By
Steve Kallas (posted by Rick Morris)
Alex
Rodriguez and his band of lawyers returned to 245 Park Avenue in midtown Manhattan on Wednesday morning to
resume his arbitration appealing his 211-game suspension by Major League
Baseball (“MLB”). Another all-day affair
concluded with A-Rod coming out of the building at 6:10 and doing his now
familiar walk in front of (yesterday) about 60-75 supporters, signing
autographs and posing for pictures.
The
supporters sported new signs in support of A-Rod, including at least one new
one with vicious content (“Bud Selig is a Child Killer”). Free speech reigns supreme outside 245 Park Avenue.
What’s
going on inside (the arbitration, in 2013 America is closed to the public
and the media) is very interesting.
Yesterday, according to the Daily News, MLB introduced drug experts and
other witnesses to corroborate the previous testimony of Anthony Bosch with
respect to A-Rod’s connection to performance-enhancing drugs through Bosch’s
former company, Biogenesis.
ARBITRATOR
ROB MANFRED EXPECTED TO TESTIFY ON THURSDAY
Next
up for MLB is expected to be Rob Manfred, who not only is MLB’s Chief Operating
Officer, but also is a member of the three-man arbitration panel actually hearing
this case. The fact that a member of the
panel is stepping down from the panel to actually give testimony (apparently as
to MLB’s conduct during the A-Rod investigation and other matters) and then
returning to the arbitration panel is unusual, to say the least (for one
example, does he have to judge his own creditability; hopefully you understand
the absurdity of that).
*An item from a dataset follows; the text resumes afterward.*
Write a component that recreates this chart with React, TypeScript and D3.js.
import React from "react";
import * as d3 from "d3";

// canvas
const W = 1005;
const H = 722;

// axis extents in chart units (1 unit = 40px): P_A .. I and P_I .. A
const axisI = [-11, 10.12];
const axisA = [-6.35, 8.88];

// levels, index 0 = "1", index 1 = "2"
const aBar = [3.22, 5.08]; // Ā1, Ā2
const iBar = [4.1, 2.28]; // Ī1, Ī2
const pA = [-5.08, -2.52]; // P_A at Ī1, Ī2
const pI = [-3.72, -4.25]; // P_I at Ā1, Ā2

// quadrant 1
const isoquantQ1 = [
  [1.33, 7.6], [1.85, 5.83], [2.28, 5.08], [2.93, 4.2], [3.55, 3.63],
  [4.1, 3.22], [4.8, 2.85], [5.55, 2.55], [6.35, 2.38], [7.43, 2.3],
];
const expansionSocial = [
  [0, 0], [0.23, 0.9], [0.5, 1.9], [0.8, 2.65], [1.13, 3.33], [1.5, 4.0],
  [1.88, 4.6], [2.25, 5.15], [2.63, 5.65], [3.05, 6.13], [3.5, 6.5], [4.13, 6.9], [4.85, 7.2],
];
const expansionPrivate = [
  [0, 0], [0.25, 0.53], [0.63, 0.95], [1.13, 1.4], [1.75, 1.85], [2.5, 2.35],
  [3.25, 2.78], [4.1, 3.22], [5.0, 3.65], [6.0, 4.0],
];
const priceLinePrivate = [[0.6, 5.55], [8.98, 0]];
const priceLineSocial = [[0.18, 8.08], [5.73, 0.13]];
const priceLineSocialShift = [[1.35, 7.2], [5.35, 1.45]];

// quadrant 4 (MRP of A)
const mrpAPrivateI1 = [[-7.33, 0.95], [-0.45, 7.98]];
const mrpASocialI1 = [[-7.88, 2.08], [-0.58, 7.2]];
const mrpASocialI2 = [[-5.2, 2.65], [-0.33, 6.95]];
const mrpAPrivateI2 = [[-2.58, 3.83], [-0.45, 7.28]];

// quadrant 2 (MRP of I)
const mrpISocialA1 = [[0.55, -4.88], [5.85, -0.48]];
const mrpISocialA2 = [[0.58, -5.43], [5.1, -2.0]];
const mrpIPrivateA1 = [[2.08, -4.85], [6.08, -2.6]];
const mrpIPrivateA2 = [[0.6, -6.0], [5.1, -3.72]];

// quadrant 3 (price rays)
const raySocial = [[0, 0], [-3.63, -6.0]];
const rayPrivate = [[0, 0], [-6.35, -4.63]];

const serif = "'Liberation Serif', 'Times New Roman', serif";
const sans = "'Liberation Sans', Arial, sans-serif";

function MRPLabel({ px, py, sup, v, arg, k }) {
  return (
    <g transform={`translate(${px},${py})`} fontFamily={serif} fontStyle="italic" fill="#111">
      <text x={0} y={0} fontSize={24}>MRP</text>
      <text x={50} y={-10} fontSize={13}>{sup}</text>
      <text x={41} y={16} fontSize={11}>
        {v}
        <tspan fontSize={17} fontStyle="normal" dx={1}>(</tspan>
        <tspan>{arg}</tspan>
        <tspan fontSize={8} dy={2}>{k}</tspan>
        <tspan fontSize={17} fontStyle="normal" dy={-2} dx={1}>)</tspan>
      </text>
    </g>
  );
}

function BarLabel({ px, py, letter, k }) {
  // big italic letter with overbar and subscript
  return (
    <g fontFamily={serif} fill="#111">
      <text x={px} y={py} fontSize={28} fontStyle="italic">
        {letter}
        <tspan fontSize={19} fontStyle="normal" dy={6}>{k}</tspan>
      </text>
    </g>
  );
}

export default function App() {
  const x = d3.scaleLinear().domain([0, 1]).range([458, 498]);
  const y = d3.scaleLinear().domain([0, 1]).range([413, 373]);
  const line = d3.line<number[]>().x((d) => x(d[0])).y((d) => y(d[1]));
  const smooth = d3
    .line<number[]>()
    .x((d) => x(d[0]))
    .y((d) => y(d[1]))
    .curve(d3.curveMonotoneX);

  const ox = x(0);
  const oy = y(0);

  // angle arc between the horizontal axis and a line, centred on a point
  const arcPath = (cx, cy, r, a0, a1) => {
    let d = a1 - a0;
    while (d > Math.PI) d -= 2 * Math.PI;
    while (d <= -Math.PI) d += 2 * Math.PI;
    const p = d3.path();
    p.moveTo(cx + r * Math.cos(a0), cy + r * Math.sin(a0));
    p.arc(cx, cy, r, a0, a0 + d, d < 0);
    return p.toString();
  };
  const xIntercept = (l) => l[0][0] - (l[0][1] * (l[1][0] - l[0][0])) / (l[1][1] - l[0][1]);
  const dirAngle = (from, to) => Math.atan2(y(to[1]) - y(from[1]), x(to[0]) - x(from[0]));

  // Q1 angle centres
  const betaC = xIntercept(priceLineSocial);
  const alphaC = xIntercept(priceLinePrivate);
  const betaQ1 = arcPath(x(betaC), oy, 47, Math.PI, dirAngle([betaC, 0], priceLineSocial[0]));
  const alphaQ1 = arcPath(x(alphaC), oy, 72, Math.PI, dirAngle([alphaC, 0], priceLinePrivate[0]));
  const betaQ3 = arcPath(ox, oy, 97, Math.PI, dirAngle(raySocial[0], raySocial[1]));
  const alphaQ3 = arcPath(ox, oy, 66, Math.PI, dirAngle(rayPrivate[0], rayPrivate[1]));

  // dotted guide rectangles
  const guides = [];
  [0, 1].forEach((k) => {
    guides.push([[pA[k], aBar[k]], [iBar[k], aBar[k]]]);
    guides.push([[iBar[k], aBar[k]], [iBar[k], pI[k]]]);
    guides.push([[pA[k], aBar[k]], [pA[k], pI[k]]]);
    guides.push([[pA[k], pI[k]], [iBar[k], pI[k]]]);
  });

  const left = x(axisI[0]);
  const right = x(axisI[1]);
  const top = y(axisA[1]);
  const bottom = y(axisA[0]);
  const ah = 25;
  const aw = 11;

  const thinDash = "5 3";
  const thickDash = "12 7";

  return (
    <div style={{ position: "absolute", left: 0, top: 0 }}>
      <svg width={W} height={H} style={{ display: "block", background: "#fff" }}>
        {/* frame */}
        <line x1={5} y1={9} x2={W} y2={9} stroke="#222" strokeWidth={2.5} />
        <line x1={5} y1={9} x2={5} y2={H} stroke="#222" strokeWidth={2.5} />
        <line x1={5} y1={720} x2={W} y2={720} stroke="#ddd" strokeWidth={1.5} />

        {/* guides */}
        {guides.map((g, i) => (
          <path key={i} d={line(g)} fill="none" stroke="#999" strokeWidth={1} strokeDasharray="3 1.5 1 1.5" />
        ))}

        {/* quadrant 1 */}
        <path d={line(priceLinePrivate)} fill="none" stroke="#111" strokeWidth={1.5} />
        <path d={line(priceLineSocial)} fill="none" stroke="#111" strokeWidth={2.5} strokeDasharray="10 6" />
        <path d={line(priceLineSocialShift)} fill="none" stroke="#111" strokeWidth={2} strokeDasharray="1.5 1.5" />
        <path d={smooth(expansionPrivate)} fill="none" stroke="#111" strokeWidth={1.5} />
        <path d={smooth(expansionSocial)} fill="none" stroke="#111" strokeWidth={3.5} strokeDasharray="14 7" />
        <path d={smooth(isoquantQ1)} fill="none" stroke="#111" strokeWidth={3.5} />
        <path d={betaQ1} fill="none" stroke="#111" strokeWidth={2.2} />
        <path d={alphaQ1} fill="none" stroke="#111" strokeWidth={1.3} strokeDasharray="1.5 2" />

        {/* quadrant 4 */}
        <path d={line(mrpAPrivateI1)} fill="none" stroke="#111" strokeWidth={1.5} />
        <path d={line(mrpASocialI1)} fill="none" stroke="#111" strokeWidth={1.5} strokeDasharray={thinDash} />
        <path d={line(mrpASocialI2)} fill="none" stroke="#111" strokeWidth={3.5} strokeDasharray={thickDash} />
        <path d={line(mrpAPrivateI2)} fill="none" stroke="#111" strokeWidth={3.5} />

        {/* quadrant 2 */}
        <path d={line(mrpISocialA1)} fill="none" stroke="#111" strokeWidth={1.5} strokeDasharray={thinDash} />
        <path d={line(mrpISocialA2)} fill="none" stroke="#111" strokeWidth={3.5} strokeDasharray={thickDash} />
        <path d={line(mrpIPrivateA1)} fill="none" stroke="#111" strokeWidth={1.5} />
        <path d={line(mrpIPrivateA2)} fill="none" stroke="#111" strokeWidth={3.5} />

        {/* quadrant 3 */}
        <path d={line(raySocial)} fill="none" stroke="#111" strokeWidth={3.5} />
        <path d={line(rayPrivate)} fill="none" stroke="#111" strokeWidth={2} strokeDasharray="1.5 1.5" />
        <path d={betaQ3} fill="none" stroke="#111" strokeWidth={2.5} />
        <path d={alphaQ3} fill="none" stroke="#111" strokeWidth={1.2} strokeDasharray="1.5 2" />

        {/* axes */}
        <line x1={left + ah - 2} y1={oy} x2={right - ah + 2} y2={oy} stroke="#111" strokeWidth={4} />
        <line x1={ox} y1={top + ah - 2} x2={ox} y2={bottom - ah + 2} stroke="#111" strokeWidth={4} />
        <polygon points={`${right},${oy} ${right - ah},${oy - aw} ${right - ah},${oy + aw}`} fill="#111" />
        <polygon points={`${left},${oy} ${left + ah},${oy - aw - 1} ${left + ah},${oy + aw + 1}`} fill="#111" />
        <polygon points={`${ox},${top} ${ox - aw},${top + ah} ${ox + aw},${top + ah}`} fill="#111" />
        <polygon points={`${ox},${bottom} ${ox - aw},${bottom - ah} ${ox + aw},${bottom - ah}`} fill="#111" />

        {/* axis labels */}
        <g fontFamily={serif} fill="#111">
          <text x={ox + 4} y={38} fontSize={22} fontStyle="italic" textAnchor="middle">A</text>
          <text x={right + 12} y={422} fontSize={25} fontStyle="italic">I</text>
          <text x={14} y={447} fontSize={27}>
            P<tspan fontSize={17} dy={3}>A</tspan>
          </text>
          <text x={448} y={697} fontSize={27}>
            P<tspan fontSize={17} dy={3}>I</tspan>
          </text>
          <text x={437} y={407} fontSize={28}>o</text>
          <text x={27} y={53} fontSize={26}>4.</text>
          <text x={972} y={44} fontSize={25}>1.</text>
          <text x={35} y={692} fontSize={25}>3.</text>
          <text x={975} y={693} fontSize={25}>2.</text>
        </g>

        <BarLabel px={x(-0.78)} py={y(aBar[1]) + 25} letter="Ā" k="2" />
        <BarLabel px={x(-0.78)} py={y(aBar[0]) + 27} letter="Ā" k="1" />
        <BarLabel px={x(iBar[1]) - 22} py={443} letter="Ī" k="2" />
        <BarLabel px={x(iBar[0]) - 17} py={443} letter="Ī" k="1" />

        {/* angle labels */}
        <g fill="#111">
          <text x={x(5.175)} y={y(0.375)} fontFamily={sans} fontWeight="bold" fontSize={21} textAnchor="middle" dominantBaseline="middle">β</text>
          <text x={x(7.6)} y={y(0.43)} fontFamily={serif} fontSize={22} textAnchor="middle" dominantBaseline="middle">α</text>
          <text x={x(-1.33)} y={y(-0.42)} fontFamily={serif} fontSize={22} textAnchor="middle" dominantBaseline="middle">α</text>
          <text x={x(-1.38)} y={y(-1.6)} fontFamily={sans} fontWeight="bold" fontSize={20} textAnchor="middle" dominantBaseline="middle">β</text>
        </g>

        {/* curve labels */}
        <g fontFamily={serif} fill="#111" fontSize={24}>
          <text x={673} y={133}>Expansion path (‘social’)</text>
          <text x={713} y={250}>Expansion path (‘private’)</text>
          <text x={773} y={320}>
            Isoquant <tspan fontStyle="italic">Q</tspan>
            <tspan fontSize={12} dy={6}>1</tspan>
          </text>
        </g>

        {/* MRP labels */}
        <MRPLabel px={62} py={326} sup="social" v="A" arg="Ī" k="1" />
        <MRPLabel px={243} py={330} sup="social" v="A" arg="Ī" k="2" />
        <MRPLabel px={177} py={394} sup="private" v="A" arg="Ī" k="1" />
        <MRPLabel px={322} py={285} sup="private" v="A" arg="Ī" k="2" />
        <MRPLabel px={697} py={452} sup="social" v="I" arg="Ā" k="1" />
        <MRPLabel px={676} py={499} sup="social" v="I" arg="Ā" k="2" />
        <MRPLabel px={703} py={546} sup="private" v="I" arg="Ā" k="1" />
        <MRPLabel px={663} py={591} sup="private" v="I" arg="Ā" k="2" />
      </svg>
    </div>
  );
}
It smacks to
this attorney/writer as something that is full of inherent conflicts, to say
the least.
While
it has been reported that this happens in baseball arbitrations and also that,
apparently, Manfred was on the witness list given to the A-Rod legal team, it
will be interesting to see if A-Rod’s lawyers object to allowing Manfred to
testify. This (a member of a
judicial-like panel stepping off the panel to testify in a case and then
returning to the panel) could never happen in a court of law.
While
arbitrations have much more lenient standards of admitting evidence, and while,
generally speaking, the MLB representative votes for MLB and the Players Union
representative votes for the player, it says here that a federal judge, if
A-Rod is unhappy with the decision of the arbitrator and decides to try and
overturn it in a federal court down the road, would, at a minimum, frown upon such
a process.
Three
lawyers (including one who is an arbitrator) who were asked about this strange
procedure (an arbitrator on a panel testifying for one side and then returning
to the panel) all found it bizarre, one saying that it goes against the basic
tenets of the American legal system.
This
may be a fascinating part of a potential appeal of this arbitration decision to
a federal judge (if A-Rod is unhappy with the result).
The
arbitration resumes Thursday morning.